— Приходится круглосуточно эксплуатировать большое количество техники, чтобы содержать хранилища в относительном порядке, — пожаловался Олейник. — Все это, как понимаете, обходится комбинату в круглую сумму…

Минут через пятнадцать машина остановилась у многоэтажного бетонного сооружения. Из широченных ворот здания выполз самосвал, из кузова которого выплескивалось зеленовато-коричневое месиво.

— Что это за продукт? — поинтересовался я.

— Все тот же активный ил, но несколько в другом состоянии. Мы ищем пути сокращения складских площадей. И это одна из полумер, но не самая, по-моему, удачная.

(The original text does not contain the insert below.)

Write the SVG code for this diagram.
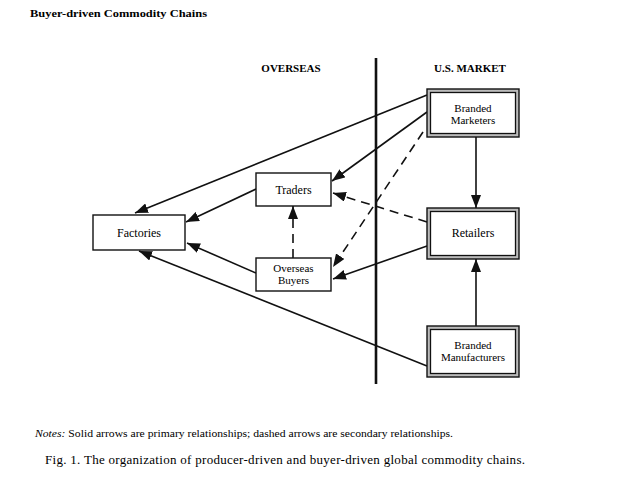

Олейник взял меня под руку и повел внутрь здания, где на высоте десяти-двенадцати метров крутились и громыхали огромные барабаны, пропуская через себя коричневую жижу, какую в самом начале знакомства с очистными сооружениями я видел в аэратенках. Технология превращения жижи в более концентрированное состояние была довольно простой. На барабанах вода отделялась и шумно падала вниз, а по транспортерной ленте плыли и ломались на ходу ковриги зеленовато-коричневого месива, которым внизу заполнялись кузова самосвалов.

— Так вот, я обещал рассказать вам об одной из актуальнейших проблем целлюлозно-бумажной промышленности. Пройдемте наверх — я все объясню.

По узенькой боковой лестнице мы поднялись на плоскую крышу здания, откуда как на ладони был виден и комбинат, и неправильных форм «карты» илохранилиш, и Вычегда с одиноким катерком на фарватере, и обагренные осенним солнцем уходящие за реку леса.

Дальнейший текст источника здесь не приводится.